• RECORDS FOR THE EXERCISE:

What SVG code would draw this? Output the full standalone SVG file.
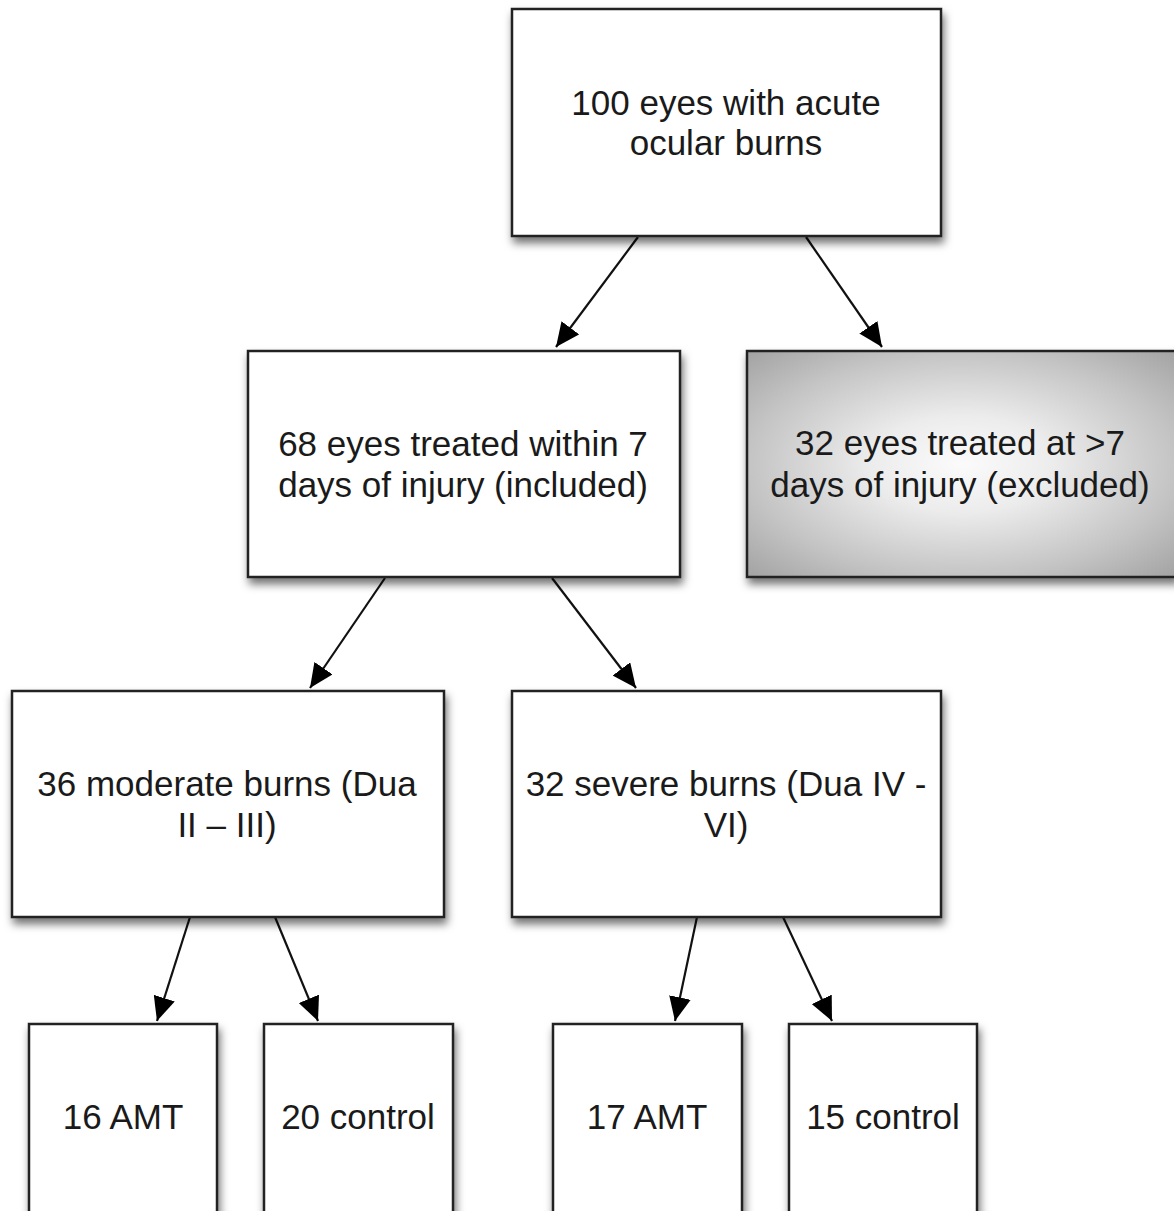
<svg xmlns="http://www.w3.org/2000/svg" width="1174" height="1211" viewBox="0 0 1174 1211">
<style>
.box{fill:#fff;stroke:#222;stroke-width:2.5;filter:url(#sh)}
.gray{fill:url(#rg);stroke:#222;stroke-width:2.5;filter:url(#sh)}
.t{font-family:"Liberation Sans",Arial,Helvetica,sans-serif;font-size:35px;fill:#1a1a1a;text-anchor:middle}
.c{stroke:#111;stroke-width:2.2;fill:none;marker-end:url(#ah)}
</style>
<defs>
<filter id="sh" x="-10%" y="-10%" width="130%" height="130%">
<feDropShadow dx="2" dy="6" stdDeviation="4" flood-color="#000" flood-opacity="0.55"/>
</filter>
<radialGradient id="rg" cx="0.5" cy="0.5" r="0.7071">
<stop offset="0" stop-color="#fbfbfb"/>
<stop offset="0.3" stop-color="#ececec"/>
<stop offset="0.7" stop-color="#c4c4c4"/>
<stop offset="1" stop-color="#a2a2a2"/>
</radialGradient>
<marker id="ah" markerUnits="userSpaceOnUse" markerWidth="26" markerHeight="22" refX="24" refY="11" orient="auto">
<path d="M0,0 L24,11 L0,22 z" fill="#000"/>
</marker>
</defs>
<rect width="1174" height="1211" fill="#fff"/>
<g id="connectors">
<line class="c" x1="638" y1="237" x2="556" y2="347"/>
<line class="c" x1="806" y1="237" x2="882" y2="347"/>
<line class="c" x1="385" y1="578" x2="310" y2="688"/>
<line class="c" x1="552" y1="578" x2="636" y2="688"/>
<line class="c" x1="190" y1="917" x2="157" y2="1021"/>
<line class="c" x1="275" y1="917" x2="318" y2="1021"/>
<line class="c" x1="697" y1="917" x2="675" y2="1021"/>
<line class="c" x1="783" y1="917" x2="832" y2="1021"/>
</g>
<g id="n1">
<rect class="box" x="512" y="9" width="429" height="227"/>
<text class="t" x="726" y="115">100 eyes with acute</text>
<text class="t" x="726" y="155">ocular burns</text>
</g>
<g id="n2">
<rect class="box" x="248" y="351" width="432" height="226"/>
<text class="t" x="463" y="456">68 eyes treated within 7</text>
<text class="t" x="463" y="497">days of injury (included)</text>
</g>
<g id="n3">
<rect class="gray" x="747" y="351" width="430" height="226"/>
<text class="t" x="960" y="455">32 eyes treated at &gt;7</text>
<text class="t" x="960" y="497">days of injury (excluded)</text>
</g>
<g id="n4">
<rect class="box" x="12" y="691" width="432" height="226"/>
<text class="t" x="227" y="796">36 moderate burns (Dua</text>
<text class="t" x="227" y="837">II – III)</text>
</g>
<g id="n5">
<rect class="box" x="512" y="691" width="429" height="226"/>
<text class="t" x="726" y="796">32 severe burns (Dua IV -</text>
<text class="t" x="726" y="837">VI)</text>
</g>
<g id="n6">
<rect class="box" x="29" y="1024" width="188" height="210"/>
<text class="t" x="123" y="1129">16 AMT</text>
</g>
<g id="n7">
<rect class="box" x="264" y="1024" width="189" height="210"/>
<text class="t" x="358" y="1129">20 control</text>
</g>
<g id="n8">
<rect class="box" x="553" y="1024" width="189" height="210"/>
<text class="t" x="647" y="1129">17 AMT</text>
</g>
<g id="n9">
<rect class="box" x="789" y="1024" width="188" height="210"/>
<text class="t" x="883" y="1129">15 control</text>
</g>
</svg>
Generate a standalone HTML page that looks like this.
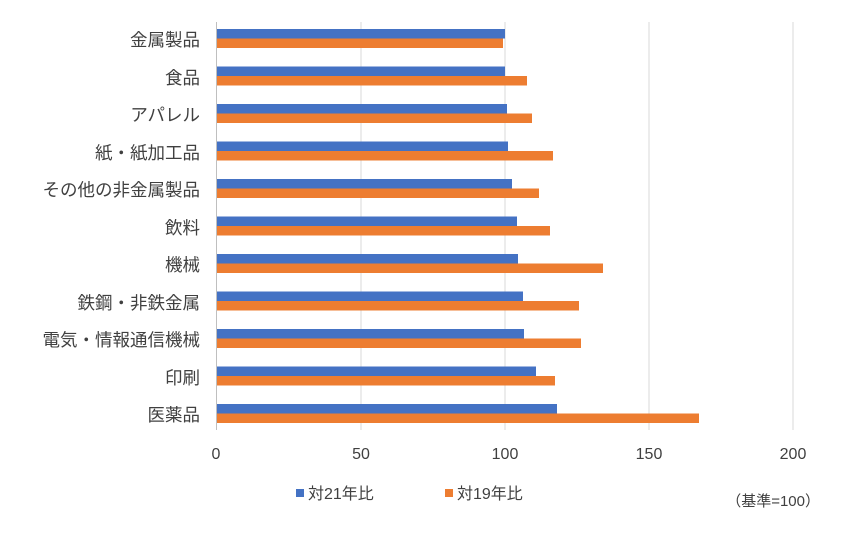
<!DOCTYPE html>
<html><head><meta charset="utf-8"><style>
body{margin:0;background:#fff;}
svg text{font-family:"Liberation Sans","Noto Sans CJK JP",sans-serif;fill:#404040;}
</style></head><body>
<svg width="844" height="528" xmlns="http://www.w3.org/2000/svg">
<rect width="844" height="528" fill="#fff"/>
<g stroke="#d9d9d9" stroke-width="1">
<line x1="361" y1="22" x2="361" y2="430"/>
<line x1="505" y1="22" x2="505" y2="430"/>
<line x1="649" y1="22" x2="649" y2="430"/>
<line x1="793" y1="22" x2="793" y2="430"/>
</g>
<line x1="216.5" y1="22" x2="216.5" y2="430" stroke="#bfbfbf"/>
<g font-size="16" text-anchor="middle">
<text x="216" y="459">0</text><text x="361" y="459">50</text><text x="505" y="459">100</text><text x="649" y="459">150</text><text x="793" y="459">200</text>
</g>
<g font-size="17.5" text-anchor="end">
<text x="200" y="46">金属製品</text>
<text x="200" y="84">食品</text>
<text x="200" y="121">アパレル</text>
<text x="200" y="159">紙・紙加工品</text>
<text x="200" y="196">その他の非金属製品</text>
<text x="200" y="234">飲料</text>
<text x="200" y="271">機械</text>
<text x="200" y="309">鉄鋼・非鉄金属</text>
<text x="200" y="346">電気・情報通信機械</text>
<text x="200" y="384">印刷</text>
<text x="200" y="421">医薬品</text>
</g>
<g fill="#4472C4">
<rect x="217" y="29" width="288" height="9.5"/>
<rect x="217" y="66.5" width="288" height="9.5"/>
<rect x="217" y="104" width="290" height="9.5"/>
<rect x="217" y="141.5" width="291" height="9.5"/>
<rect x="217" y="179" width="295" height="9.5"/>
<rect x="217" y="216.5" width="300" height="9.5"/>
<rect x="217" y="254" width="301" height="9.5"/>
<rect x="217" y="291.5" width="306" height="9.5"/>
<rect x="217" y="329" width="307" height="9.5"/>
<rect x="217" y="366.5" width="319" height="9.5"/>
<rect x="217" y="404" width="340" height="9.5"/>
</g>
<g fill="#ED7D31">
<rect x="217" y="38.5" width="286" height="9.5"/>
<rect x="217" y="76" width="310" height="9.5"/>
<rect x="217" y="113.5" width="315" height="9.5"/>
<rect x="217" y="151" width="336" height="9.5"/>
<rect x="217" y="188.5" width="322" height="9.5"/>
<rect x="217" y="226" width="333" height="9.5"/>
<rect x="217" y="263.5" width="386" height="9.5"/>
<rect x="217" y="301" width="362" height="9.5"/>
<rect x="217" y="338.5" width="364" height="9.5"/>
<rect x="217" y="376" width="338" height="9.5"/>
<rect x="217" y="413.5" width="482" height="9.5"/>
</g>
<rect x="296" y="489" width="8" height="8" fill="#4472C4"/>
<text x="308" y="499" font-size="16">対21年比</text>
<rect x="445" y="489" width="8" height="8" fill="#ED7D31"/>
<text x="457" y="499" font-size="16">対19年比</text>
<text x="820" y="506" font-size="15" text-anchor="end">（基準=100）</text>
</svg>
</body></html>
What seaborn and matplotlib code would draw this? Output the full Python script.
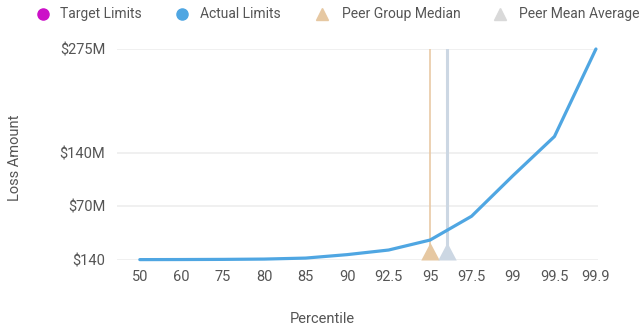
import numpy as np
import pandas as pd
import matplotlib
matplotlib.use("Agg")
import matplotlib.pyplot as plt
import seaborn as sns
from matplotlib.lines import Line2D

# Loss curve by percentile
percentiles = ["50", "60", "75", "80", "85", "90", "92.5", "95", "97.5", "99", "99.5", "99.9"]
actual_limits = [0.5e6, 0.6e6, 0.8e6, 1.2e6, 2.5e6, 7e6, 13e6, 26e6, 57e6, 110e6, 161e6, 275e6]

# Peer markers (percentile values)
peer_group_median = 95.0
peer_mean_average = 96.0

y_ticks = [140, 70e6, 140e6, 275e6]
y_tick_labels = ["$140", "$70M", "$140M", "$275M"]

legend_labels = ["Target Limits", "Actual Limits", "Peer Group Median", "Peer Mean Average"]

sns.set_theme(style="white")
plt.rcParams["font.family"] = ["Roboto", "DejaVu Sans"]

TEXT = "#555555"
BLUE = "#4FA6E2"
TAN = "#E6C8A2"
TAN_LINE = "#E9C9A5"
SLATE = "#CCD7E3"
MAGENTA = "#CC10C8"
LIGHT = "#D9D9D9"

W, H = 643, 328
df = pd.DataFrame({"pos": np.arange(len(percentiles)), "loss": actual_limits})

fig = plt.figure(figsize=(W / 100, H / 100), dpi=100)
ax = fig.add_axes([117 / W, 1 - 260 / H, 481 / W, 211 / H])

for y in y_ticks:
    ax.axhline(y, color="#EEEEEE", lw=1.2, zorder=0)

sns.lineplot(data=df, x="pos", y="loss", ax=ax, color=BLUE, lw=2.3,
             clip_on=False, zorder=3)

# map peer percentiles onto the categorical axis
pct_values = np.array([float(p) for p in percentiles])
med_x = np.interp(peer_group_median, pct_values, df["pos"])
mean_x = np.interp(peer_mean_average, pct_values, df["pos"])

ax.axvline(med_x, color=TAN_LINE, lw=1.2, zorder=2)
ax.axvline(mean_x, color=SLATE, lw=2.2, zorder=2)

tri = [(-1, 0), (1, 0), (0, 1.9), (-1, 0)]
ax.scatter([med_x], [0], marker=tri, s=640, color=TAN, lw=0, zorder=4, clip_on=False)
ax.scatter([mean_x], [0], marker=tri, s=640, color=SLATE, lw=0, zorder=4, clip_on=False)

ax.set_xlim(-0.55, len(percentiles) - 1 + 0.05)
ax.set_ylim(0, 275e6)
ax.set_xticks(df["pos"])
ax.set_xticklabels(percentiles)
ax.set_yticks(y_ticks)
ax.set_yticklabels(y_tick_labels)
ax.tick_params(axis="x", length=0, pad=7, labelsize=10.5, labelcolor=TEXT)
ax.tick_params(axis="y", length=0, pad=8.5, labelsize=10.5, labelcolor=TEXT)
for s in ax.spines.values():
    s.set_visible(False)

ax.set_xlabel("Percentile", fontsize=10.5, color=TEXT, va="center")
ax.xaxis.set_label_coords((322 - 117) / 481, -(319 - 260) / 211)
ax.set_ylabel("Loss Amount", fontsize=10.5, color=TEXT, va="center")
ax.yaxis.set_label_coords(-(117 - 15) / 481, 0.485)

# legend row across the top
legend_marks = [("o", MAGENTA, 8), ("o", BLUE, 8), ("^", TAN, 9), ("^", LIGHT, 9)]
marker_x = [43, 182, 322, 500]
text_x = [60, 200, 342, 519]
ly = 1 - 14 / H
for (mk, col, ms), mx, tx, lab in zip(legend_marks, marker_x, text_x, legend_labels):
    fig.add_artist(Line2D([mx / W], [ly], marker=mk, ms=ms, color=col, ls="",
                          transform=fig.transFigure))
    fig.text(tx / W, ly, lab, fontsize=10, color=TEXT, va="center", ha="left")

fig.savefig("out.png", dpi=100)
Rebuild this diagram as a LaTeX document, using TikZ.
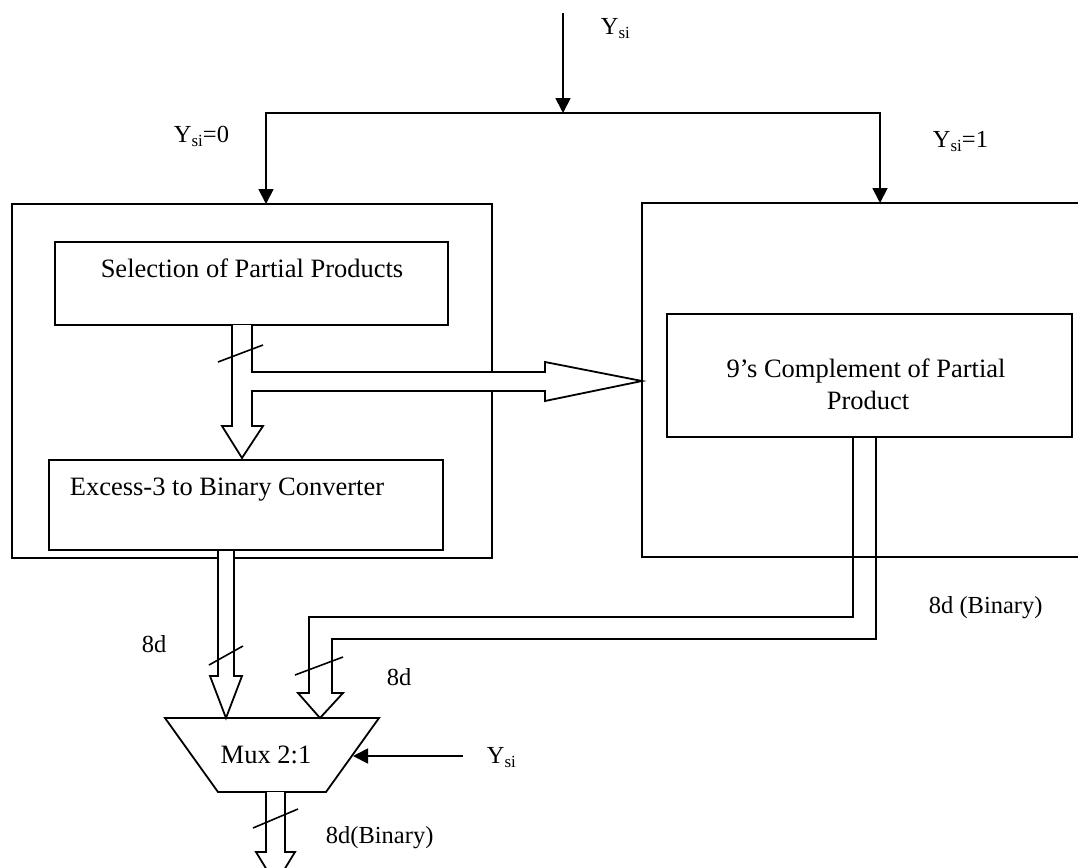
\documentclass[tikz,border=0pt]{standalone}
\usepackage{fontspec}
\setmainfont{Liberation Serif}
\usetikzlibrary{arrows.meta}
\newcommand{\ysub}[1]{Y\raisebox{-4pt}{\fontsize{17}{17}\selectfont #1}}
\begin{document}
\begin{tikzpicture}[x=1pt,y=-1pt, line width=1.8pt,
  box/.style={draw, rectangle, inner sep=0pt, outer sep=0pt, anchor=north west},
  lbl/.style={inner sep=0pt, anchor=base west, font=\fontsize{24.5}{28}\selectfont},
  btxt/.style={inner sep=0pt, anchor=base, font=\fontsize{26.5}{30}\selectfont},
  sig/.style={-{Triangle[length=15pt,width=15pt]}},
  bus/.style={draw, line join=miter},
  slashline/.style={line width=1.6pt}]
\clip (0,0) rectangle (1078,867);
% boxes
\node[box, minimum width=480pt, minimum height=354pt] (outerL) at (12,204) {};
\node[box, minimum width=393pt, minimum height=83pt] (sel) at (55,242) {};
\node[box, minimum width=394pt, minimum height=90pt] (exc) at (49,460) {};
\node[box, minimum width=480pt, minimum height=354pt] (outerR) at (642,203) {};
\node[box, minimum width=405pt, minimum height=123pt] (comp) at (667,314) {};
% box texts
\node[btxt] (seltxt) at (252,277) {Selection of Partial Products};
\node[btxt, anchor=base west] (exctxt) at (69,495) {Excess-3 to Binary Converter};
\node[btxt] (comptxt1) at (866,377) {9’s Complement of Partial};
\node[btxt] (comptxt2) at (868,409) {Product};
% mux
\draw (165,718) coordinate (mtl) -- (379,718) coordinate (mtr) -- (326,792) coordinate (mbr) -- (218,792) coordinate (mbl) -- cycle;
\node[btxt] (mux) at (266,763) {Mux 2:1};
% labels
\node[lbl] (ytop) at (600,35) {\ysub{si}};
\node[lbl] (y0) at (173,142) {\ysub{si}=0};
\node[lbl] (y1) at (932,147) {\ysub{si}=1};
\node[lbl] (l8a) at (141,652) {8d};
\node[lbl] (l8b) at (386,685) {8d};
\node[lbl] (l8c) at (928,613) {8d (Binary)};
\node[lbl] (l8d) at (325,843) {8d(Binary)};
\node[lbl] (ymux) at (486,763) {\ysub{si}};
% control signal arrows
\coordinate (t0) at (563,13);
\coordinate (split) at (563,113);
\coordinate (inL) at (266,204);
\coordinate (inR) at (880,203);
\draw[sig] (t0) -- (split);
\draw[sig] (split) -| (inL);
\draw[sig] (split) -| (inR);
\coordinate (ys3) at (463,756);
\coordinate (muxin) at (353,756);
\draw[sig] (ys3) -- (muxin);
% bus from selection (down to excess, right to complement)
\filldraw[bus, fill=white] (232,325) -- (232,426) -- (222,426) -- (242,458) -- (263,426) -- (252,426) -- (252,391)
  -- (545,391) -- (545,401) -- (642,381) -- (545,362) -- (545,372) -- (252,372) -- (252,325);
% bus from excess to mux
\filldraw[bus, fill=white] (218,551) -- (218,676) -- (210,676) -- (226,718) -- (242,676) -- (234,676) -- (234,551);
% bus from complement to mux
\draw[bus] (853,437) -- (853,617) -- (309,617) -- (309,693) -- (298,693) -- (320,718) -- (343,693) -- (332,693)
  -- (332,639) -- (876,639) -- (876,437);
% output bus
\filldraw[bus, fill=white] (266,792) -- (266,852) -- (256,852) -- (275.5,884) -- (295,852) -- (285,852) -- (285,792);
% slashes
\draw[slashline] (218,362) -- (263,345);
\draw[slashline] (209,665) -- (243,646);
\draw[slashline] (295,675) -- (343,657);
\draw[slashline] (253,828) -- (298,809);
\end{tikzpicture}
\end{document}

• TASK:
Go through the data and gather every line that holds "would".

• SOLUTION TO THIS EXERCISE:
What SVG code would draw this? Output the full standalone SVG file.
What seaborn and matplotlib code would draw this? Output the full Python script.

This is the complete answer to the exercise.